BEST UNDERGRADUATE PAPER AWARD COMPETITION
Presentation Title: State subsidies and the spatial allocation of production: Evidence from the U.S. manufacturing industry State governments use production subsidies to attract companies and facilitate economic development. Such programs benefit state residents by increasing local labor demand, but may also encourage firms to pursue suboptimal production strategies. To assess the net welfare impact of these competing effects, I develop a general equilibrium framework with multiregional production, rich firm heterogeneity, and production subsidies that vary across states and between firms. I show that model predictions are consistent with evidence from the US manufacturing sector, and calibrate the model using a representative sample of firm-level balance sheet and subsidy data. I find that eliminating subsidies would increase total US welfare by 1.1%. While net positive for the nation as a whole, eliminating subsidies hurts peripheral states in the Deep South and Northwest, which offer the highest subsidies as a share of output.
Presentation Title: Demographic distributional effect of high-speed railway: Evidence from Taiwan High-Speed Railway (HSR) has become an important mode of transportation in many countries and regions since the end of the Second World War, but its economic and demographic distributional effects have not yet been fully understood. Employing Taiwan’s data as the empirical example, this paper systematically evaluates the demographic effects of the HSR developments. To this end, this paper first revises the traditional gravity model of population migration by using econometric techniques such as interaction-augmented regression discontinuity design (RDD). With the modified model, this paper discovers that Taiwan HSR significantly increased the level of demographic interactions between different counties. Nonetheless, applying mathematical methods used in the trade balance econometric equations, it is found that the increases in migration from suburban and rural areas to cities are larger than those in the opposite direction, indicating that Taiwan is changing from experiencing demographic dispersion to urban agglomeration due to the availability of the HSR system. To substantiate these results, this paper constructs the counterfactuals of the log level population sizes of two peripheral HSR counties with in the absence of the HSR project, and confirms the severity of demographic decline faced by the non-urbanized areas.

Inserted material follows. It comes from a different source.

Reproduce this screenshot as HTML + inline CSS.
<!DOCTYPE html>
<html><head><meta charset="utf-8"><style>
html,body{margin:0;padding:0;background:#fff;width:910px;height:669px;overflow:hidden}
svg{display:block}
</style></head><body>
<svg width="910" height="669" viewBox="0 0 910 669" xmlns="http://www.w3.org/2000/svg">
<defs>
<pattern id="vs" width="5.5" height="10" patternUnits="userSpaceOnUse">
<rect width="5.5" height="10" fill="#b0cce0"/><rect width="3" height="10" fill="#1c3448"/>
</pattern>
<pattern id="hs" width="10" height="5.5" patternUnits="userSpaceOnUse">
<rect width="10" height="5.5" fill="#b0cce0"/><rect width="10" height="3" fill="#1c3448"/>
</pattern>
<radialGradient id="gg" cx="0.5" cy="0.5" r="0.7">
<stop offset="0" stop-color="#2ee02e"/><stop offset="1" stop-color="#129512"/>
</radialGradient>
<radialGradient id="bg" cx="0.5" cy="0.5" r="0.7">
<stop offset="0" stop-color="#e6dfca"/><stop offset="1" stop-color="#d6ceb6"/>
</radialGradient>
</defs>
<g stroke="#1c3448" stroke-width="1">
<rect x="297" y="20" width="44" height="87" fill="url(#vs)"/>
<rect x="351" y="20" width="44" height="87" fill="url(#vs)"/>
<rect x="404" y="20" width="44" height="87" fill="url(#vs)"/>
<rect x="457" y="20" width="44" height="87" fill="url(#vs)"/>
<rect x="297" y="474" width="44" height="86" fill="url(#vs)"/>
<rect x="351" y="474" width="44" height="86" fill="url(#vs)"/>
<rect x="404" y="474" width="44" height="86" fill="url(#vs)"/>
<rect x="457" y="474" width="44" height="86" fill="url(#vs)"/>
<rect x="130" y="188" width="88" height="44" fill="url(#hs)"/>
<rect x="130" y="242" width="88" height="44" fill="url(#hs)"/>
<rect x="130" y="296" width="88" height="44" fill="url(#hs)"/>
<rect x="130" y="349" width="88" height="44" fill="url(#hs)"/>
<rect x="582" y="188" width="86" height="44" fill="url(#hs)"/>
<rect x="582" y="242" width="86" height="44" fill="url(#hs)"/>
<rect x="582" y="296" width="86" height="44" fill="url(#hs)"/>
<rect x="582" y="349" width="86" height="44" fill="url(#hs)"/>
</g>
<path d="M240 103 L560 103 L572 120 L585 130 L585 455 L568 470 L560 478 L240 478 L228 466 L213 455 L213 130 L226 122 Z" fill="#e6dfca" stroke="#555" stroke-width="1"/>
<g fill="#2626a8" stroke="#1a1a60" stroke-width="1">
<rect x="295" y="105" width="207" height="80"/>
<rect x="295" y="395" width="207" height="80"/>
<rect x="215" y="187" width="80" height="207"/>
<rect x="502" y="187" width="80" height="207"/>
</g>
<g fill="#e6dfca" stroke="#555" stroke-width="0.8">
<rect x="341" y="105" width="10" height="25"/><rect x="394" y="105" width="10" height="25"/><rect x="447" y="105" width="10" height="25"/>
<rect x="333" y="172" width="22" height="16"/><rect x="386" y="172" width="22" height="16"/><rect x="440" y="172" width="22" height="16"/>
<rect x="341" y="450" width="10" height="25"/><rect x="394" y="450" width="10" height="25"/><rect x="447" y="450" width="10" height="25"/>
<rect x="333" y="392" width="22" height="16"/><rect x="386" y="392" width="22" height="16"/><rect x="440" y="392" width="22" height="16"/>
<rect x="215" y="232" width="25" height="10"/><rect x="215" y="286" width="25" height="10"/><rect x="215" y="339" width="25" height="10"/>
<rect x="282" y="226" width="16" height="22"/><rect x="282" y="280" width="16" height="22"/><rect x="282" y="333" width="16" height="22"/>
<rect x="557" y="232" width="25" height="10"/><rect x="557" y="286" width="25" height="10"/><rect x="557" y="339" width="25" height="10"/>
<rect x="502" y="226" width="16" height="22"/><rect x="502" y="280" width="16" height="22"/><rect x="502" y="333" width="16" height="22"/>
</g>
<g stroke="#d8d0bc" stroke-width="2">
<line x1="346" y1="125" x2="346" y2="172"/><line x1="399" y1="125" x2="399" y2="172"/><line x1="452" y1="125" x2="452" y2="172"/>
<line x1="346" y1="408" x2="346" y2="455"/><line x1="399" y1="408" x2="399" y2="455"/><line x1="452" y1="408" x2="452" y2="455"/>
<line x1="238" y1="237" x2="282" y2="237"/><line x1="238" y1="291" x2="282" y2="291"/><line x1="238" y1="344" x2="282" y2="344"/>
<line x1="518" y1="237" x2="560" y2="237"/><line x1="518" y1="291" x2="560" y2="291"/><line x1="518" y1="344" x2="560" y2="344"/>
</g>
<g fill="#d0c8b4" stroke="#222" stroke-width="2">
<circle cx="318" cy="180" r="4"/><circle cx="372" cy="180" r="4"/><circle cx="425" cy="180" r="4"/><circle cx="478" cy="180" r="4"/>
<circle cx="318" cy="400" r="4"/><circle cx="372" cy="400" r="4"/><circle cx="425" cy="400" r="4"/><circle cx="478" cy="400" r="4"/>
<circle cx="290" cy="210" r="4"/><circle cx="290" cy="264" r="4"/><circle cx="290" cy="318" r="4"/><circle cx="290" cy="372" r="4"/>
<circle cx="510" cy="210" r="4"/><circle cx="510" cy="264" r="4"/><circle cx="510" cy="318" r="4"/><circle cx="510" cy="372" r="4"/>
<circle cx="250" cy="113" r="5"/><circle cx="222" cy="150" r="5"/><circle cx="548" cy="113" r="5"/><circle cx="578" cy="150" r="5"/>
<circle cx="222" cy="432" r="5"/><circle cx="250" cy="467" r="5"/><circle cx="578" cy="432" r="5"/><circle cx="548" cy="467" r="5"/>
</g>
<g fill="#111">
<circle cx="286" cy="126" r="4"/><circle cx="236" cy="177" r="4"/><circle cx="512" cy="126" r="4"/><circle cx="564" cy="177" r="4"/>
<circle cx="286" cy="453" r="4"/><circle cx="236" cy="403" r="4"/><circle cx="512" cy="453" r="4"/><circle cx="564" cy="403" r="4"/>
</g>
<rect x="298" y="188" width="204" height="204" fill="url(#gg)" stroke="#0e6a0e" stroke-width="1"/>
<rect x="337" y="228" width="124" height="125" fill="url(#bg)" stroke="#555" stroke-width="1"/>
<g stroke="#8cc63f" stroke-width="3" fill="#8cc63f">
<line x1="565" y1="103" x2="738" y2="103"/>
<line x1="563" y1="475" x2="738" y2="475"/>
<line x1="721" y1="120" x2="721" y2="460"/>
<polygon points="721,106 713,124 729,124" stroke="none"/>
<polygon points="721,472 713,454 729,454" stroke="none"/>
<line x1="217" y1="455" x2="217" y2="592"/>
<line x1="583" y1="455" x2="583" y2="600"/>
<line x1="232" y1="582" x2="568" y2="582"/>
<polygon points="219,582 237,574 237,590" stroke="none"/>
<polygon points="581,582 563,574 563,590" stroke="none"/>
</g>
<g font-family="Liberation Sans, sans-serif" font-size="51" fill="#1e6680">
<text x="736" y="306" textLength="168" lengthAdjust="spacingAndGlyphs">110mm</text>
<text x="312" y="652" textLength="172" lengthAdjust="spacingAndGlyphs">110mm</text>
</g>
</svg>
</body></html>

Presentation Title: An empirical asset pricing model: Accounting for the sector-heterogeneity of risk Stock returns are generally difficult to explain, as they’re comprised of many discrete channels of risk. Empirical Asset Pricing Models (EAPM), such as the Fama-French Five-Factor model (FF5), are used to partition these channels across a series of systematic risk-factors - such as company size (total market equity), value (book-to-market ratio), investment, and operating profitability. Prior EAPMs only account for how such factors contribute to risk at the market-level, ignoring any potential variation across sectors. In this paper, we propose a Sector-Heterogenous Model (SHM) which directly accounts for this variation, by generalizing the Fama French methodology to sector-subsets of stocks. We find that risk is meaningfully heterogenous across sectors for each of the factors in the FF5, with different subgroups of factors being statistically significant within each sector. In a direct comparison of explanatory power, we find that the SHM outperforms the FF5 - improving Adjusted-R2 by an average of 5% for stocks across all sectors. We then demonstrate applications of sector-heterogeneity to stockpicking, developing a High-Beta portfolio strategy using the SHM-Beta which outperforms the S&P 500 in backtesting. We conclude that there is meaningful sector-heterogeneity of risk in the market, and that this information is materially useful to investors.

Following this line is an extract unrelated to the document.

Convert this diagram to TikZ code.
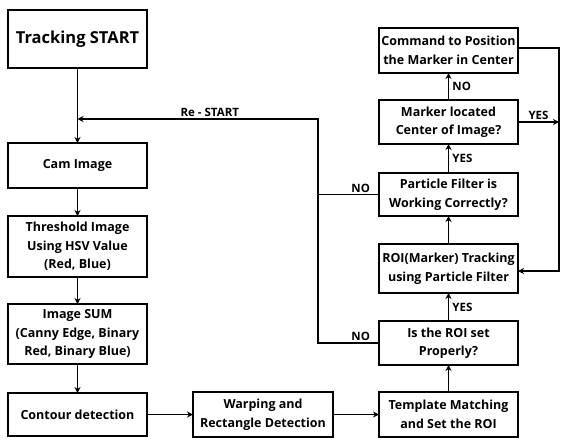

Presentation Title: Crop production and climate change: The importance of temperature variability The impact of climate change on agriculture has risen to the forefront of academic inquiry across the natural and economic sciences. In this paper, we call attention to the manner in which researchers specify the relationship between warming temperatures and crop production. While many have investigated the effect of rising mean temperatures on crop production, fewer have considered measurements of temperature variability: daily minimum temperature, daily maximum temperature, and diurnal temperature range. In this paper, we use state-level panel data from the U.S. Department of Agriculture to compare econometric models of crop production specified only with mean temperature against those that also feature temperature variability. We find that the inclusion of temperature variability produces more optimistic estimates of the causal effect of climate change on American crop production from 1960 to 2004. We also find that temperature variability improves the fit and accuracy of standard longitudinal forecasting models. These results suggest that temperature variability is an underappreciated but useful tool for explaining the relationship between climate change and crop production.